On de novo review of the record,[3]Wincer v. Ind. Paper Stock Co., 48 Or. App. 859, 864, 618 P.2d 15 (1980); ORS 19.125(3), we find that the available jobs either required student contact, which plaintiff testified that she would not have accepted, or an advanced degree or certification beyond that held by plaintiff, so that plaintiff was not "qualified" under OAR 839-06-145(1). Furthermore, the testimony that those requirements *1119 generally could have been waived by defendants was not persuasive. For those reasons, we conclude that defendants had no "suitable" positions available to offer plaintiff. Defendants therefore did not violate ORS 659.420, and we affirm the judgment for defendants on that claim.
The trial court denied defendants' claim for attorney fees under ORS 659.121, which provides, in pertinent part:
"In any suit brought under this subsection, the court may allow the prevailing party costs and reasonable fees at trial and on appeal."
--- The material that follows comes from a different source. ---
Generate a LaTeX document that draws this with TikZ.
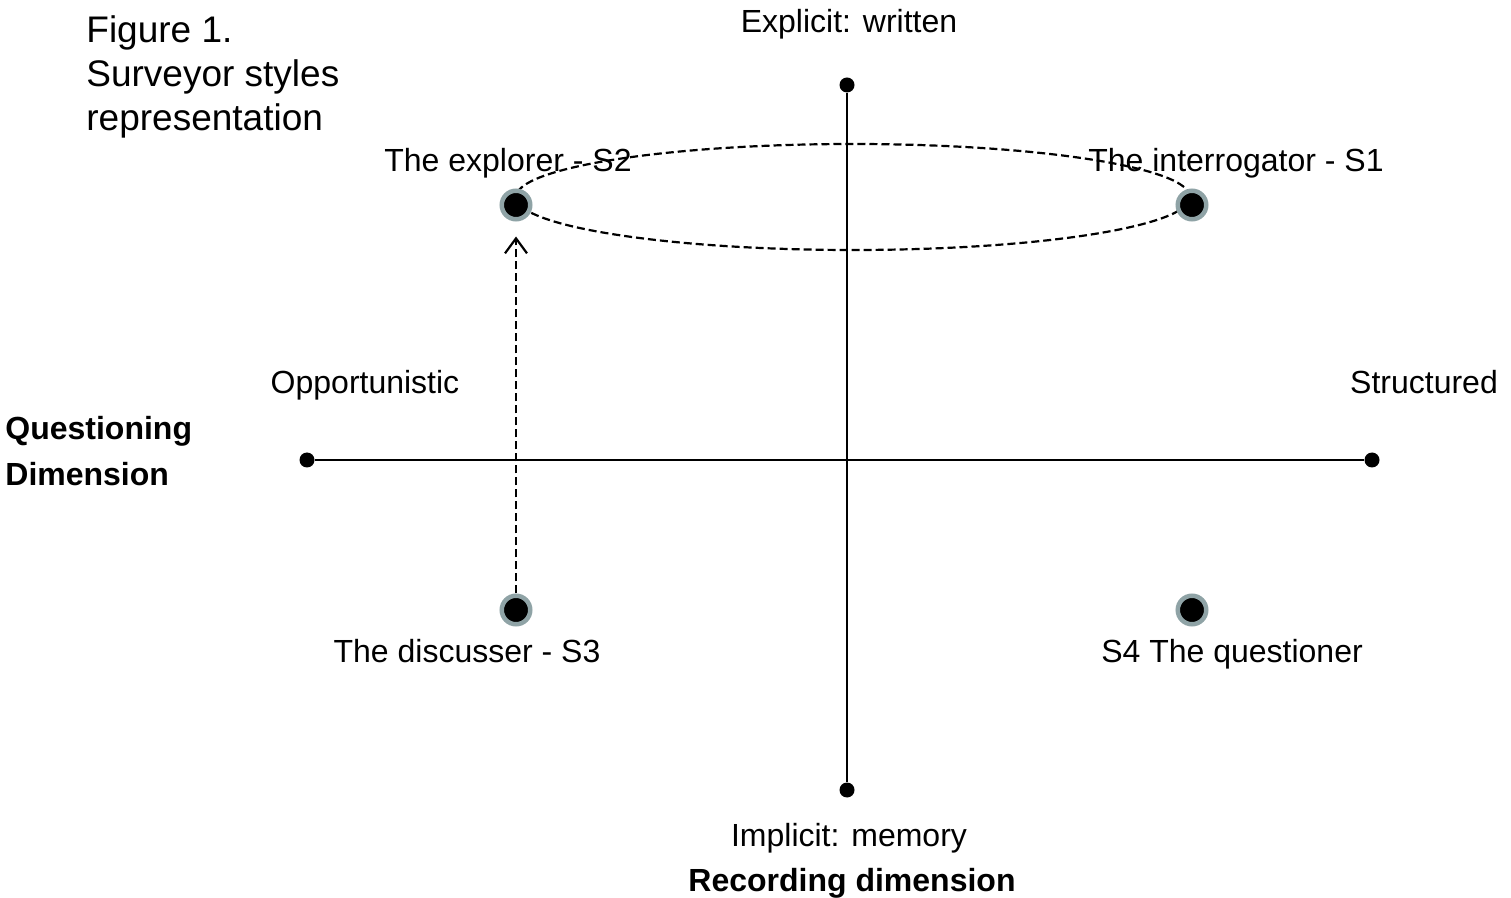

In Payne v. American-Strevell, Inc., 65 Or. App. 265, 268, 670 P.2d 1065 (1983), we denied the defendant's petition for attorney fees brought under the same statute, because we did not find the plaintiff's claims to be "frivolous, unreasonable or without foundation." We make the same finding here and affirm the trial court's denial of defendants' claim for attorney fees. On the same basis, we also deny defendants' request for attorney fees on appeal.
Affirmed on appeal and on cross-appeal.
NOTES
[1] Plaintiff's race and gender discrimination claims lack merit and require no discussion.
[2] ORS 659.405 provides:
"(1) It is declared to be the public policy of Oregon to guarantee handicapped persons the fullest possible participation in the social and economic life of the state, to engage in remunerative employment, to use and enjoy places of public accomodation, resort or amusement, and to secure housing accommodations of their choice, without discrimination.
"(2) The right to otherwise lawful employment without discrimination because of handicap where the reasonable demands of the position do not require such a distinction, and the right to use and enjoy places of public accommodation, resort or amusement, and to purchase or rental of property without discrimination because of handicap, are hereby recognized and declared to be the policy of the State of Oregon to protect these rights and ORS 659.400 to 659.435 shall be construed to effectuate such policy."
[3] The 1987 amendment to ORS 659.121(2), providing for trial by jury, does not apply to this case. See Or. Laws 1987, ch. 822, § 1.